● **Given task**: Set the listing down again exactly, please, apart from its pictures.

● **Data excerpt**:
++++++

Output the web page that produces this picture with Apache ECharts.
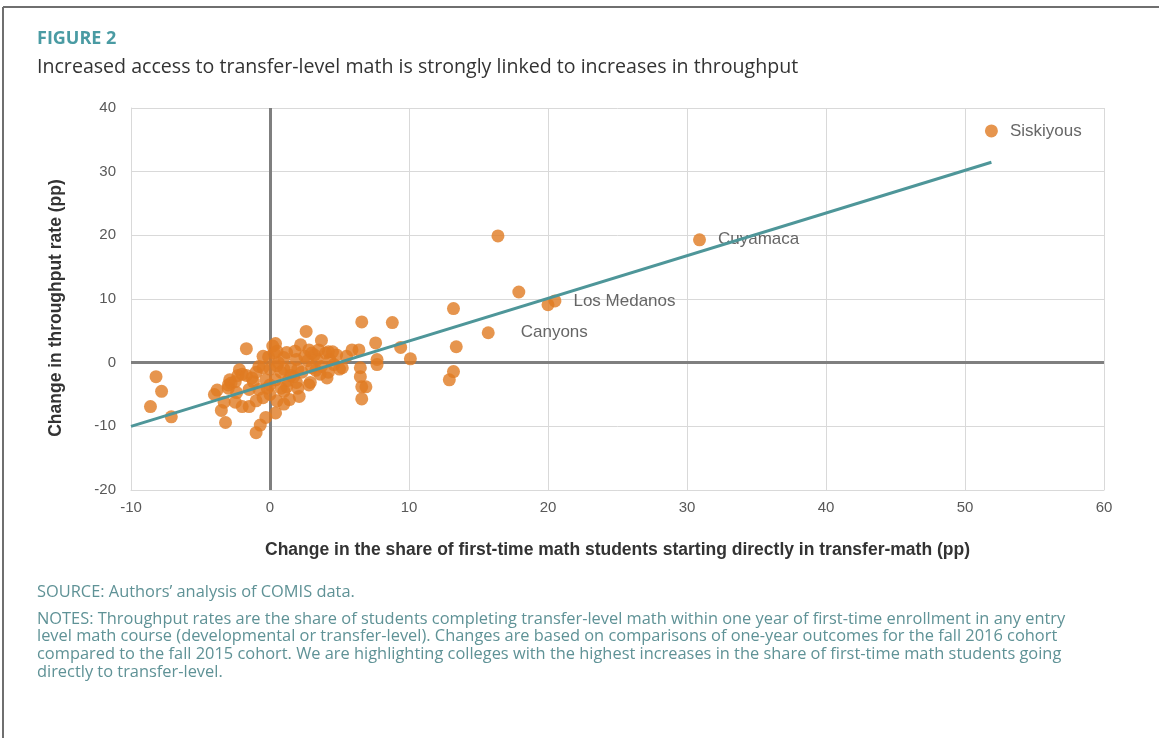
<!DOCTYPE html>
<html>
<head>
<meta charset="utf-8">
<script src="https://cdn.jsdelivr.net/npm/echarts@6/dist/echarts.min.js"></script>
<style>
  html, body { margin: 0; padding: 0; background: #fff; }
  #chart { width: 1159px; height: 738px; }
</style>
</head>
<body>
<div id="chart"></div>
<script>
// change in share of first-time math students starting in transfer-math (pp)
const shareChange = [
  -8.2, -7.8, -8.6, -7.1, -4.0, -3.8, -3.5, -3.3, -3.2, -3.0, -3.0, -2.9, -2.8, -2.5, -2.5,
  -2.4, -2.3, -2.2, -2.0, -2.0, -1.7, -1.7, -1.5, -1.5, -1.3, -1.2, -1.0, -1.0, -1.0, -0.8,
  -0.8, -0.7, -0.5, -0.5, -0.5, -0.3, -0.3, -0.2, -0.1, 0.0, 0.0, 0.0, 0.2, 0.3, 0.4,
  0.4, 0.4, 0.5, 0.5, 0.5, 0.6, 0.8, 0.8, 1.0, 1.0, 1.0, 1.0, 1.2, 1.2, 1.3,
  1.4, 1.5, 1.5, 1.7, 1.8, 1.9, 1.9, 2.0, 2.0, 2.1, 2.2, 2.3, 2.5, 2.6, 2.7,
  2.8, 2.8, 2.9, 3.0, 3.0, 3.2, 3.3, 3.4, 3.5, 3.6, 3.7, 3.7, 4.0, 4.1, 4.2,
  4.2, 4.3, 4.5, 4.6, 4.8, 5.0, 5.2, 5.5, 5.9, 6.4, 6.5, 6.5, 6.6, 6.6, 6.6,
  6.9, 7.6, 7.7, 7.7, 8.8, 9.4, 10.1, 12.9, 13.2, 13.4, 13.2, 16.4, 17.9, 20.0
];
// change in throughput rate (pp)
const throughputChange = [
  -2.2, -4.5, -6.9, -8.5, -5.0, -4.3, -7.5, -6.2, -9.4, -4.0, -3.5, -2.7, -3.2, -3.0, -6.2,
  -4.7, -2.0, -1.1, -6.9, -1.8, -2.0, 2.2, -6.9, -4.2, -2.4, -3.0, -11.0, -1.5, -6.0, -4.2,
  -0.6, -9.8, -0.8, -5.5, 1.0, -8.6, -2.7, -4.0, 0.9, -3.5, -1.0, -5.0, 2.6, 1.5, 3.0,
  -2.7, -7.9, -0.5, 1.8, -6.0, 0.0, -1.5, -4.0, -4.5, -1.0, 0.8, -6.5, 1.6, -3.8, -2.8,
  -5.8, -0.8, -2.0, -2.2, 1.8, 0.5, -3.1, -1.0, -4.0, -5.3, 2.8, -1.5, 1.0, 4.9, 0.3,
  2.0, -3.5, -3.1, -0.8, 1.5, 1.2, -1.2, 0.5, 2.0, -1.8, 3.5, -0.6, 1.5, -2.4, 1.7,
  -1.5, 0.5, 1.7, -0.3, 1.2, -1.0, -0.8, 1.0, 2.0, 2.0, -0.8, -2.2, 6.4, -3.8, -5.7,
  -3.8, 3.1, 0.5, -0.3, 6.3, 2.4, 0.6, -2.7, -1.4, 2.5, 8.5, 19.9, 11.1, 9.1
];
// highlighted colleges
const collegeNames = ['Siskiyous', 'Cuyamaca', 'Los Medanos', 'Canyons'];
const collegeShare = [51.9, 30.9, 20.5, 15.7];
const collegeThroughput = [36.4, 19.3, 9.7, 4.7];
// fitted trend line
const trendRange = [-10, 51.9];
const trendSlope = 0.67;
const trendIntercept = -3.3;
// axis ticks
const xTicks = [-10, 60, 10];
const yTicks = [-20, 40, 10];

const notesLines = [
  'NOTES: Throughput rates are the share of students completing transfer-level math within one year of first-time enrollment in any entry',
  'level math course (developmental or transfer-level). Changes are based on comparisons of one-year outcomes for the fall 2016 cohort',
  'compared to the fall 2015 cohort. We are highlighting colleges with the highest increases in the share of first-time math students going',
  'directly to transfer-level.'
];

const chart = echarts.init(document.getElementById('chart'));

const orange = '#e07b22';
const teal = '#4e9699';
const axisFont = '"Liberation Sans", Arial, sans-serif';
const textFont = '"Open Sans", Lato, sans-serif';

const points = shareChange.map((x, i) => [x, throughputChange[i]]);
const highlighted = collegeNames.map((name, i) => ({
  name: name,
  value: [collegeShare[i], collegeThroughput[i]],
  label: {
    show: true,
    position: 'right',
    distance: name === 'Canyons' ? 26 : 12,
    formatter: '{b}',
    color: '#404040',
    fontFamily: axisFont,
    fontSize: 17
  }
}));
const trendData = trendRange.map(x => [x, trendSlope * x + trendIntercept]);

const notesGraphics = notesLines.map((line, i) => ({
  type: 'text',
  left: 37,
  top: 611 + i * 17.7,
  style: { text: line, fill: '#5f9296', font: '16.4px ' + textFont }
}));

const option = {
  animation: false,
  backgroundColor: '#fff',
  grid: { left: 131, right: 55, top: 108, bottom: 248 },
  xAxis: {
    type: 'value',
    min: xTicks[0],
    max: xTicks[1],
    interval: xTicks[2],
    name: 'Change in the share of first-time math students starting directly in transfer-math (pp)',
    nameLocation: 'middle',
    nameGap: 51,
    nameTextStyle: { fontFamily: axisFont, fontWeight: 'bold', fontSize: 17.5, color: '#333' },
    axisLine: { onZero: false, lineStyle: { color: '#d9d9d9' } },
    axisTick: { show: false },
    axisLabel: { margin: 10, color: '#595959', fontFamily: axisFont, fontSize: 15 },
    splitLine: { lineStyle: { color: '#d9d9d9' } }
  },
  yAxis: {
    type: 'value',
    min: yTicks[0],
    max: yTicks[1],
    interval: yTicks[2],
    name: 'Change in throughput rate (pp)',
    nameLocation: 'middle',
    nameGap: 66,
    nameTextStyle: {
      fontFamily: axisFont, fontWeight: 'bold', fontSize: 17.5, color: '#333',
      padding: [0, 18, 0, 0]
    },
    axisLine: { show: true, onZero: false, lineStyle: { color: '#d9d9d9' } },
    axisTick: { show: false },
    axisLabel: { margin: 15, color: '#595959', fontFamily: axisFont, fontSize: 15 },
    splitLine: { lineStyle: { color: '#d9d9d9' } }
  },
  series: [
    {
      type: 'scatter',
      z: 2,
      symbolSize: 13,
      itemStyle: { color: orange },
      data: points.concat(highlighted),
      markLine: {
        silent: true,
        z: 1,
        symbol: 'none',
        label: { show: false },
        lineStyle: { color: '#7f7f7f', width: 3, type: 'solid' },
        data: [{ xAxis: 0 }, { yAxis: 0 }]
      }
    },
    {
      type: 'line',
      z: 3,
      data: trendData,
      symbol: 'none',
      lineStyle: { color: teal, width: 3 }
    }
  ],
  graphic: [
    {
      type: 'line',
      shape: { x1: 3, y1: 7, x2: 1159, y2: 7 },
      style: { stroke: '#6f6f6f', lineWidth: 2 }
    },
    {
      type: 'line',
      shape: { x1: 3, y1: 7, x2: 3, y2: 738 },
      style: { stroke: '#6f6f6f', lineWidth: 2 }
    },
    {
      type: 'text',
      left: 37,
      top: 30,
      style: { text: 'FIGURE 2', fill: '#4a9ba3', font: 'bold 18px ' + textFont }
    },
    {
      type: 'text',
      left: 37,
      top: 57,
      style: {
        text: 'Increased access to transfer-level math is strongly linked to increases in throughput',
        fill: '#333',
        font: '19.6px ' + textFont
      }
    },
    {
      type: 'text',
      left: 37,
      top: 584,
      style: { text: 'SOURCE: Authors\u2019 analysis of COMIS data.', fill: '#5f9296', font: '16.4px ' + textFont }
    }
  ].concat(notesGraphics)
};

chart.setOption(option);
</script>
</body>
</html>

++++++

● **The answer**:
Output the web page that produces this picture with Apache ECharts.
<!DOCTYPE html>
<html>
<head>
<meta charset="utf-8">
<script src="https://cdn.jsdelivr.net/npm/echarts@6/dist/echarts.min.js"></script>
<style>
  html, body { margin: 0; padding: 0; background: #fff; }
  #chart { width: 1159px; height: 738px; }
</style>
</head>
<body>
<div id="chart"></div>
<script>
// change in share of first-time math students starting in transfer-math (pp)
const shareChange = [
  -8.2, -7.8, -8.6, -7.1, -4.0, -3.8, -3.5, -3.3, -3.2, -3.0, -3.0, -2.9, -2.8, -2.5, -2.5,
  -2.4, -2.3, -2.2, -2.0, -2.0, -1.7, -1.7, -1.5, -1.5, -1.3, -1.2, -1.0, -1.0, -1.0, -0.8,
  -0.8, -0.7, -0.5, -0.5, -0.5, -0.3, -0.3, -0.2, -0.1, 0.0, 0.0, 0.0, 0.2, 0.3, 0.4,
  0.4, 0.4, 0.5, 0.5, 0.5, 0.6, 0.8, 0.8, 1.0, 1.0, 1.0, 1.0, 1.2, 1.2, 1.3,
  1.4, 1.5, 1.5, 1.7, 1.8, 1.9, 1.9, 2.0, 2.0, 2.1, 2.2, 2.3, 2.5, 2.6, 2.7,
  2.8, 2.8, 2.9, 3.0, 3.0, 3.2, 3.3, 3.4, 3.5, 3.6, 3.7, 3.7, 4.0, 4.1, 4.2,
  4.2, 4.3, 4.5, 4.6, 4.8, 5.0, 5.2, 5.5, 5.9, 6.4, 6.5, 6.5, 6.6, 6.6, 6.6,
  6.9, 7.6, 7.7, 7.7, 8.8, 9.4, 10.1, 12.9, 13.2, 13.4, 13.2, 16.4, 17.9, 20.0
];
// change in throughput rate (pp)
const throughputChange = [
  -2.2, -4.5, -6.9, -8.5, -5.0, -4.3, -7.5, -6.2, -9.4, -4.0, -3.5, -2.7, -3.2, -3.0, -6.2,
  -4.7, -2.0, -1.1, -6.9, -1.8, -2.0, 2.2, -6.9, -4.2, -2.4, -3.0, -11.0, -1.5, -6.0, -4.2,
  -0.6, -9.8, -0.8, -5.5, 1.0, -8.6, -2.7, -4.0, 0.9, -3.5, -1.0, -5.0, 2.6, 1.5, 3.0,
  -2.7, -7.9, -0.5, 1.8, -6.0, 0.0, -1.5, -4.0, -4.5, -1.0, 0.8, -6.5, 1.6, -3.8, -2.8,
  -5.8, -0.8, -2.0, -2.2, 1.8, 0.5, -3.1, -1.0, -4.0, -5.3, 2.8, -1.5, 1.0, 4.9, 0.3,
  2.0, -3.5, -3.1, -0.8, 1.5, 1.2, -1.2, 0.5, 2.0, -1.8, 3.5, -0.6, 1.5, -2.4, 1.7,
  -1.5, 0.5, 1.7, -0.3, 1.2, -1.0, -0.8, 1.0, 2.0, 2.0, -0.8, -2.2, 6.4, -3.8, -5.7,
  -3.8, 3.1, 0.5, -0.3, 6.3, 2.4, 0.6, -2.7, -1.4, 2.5, 8.5, 19.9, 11.1, 9.1
];
// highlighted colleges
const collegeNames = ['Siskiyous', 'Cuyamaca', 'Los Medanos', 'Canyons'];
const collegeShare = [51.9, 30.9, 20.5, 15.7];
const collegeThroughput = [36.4, 19.3, 9.7, 4.7];
// fitted trend line
const trendRange = [-10, 51.9];
const trendSlope = 0.67;
const trendIntercept = -3.3;
// axis ticks
const xTicks = [-10, 60, 10];
const yTicks = [-20, 40, 10];

const notesLines = [
  'NOTES: Throughput rates are the share of students completing transfer-level math within one year of first-time enrollment in any entry',
  'level math course (developmental or transfer-level). Changes are based on comparisons of one-year outcomes for the fall 2016 cohort',
  'compared to the fall 2015 cohort. We are highlighting colleges with the highest increases in the share of first-time math students going',
  'directly to transfer-level.'
];

const chart = echarts.init(document.getElementById('chart'));

const orange = '#e07b22';
const teal = '#4e9699';
const axisFont = '"Liberation Sans", Arial, sans-serif';
const textFont = '"Open Sans", Lato, sans-serif';

const points = shareChange.map((x, i) => [x, throughputChange[i]]);
const highlighted = collegeNames.map((name, i) => ({
  name: name,
  value: [collegeShare[i], collegeThroughput[i]],
  label: {
    show: true,
    position: 'right',
    distance: name === 'Canyons' ? 26 : 12,
    formatter: '{b}',
    color: '#404040',
    fontFamily: axisFont,
    fontSize: 17
  }
}));
const trendData = trendRange.map(x => [x, trendSlope * x + trendIntercept]);

const notesGraphics = notesLines.map((line, i) => ({
  type: 'text',
  left: 37,
  top: 611 + i * 17.7,
  style: { text: line, fill: '#5f9296', font: '16.4px ' + textFont }
}));

const option = {
  animation: false,
  backgroundColor: '#fff',
  grid: { left: 131, right: 55, top: 108, bottom: 248 },
  xAxis: {
    type: 'value',
    min: xTicks[0],
    max: xTicks[1],
    interval: xTicks[2],
    name: 'Change in the share of first-time math students starting directly in transfer-math (pp)',
    nameLocation: 'middle',
    nameGap: 51,
    nameTextStyle: { fontFamily: axisFont, fontWeight: 'bold', fontSize: 17.5, color: '#333' },
    axisLine: { onZero: false, lineStyle: { color: '#d9d9d9' } },
    axisTick: { show: false },
    axisLabel: { margin: 10, color: '#595959', fontFamily: axisFont, fontSize: 15 },
    splitLine: { lineStyle: { color: '#d9d9d9' } }
  },
  yAxis: {
    type: 'value',
    min: yTicks[0],
    max: yTicks[1],
    interval: yTicks[2],
    name: 'Change in throughput rate (pp)',
    nameLocation: 'middle',
    nameGap: 66,
    nameTextStyle: {
      fontFamily: axisFont, fontWeight: 'bold', fontSize: 17.5, color: '#333',
      padding: [0, 18, 0, 0]
    },
    axisLine: { show: true, onZero: false, lineStyle: { color: '#d9d9d9' } },
    axisTick: { show: false },
    axisLabel: { margin: 15, color: '#595959', fontFamily: axisFont, fontSize: 15 },
    splitLine: { lineStyle: { color: '#d9d9d9' } }
  },
  series: [
    {
      type: 'scatter',
      z: 2,
      symbolSize: 13,
      itemStyle: { color: orange },
      data: points.concat(highlighted),
      markLine: {
        silent: true,
        z: 1,
        symbol: 'none',
        label: { show: false },
        lineStyle: { color: '#7f7f7f', width: 3, type: 'solid' },
        data: [{ xAxis: 0 }, { yAxis: 0 }]
      }
    },
    {
      type: 'line',
      z: 3,
      data: trendData,
      symbol: 'none',
      lineStyle: { color: teal, width: 3 }
    }
  ],
  graphic: [
    {
      type: 'line',
      shape: { x1: 3, y1: 7, x2: 1159, y2: 7 },
      style: { stroke: '#6f6f6f', lineWidth: 2 }
    },
    {
      type: 'line',
      shape: { x1: 3, y1: 7, x2: 3, y2: 738 },
      style: { stroke: '#6f6f6f', lineWidth: 2 }
    },
    {
      type: 'text',
      left: 37,
      top: 30,
      style: { text: 'FIGURE 2', fill: '#4a9ba3', font: 'bold 18px ' + textFont }
    },
    {
      type: 'text',
      left: 37,
      top: 57,
      style: {
        text: 'Increased access to transfer-level math is strongly linked to increases in throughput',
        fill: '#333',
        font: '19.6px ' + textFont
      }
    },
    {
      type: 'text',
      left: 37,
      top: 584,
      style: { text: 'SOURCE: Authors\u2019 analysis of COMIS data.', fill: '#5f9296', font: '16.4px ' + textFont }
    }
  ].concat(notesGraphics)
};

chart.setOption(option);
</script>
</body>
</html>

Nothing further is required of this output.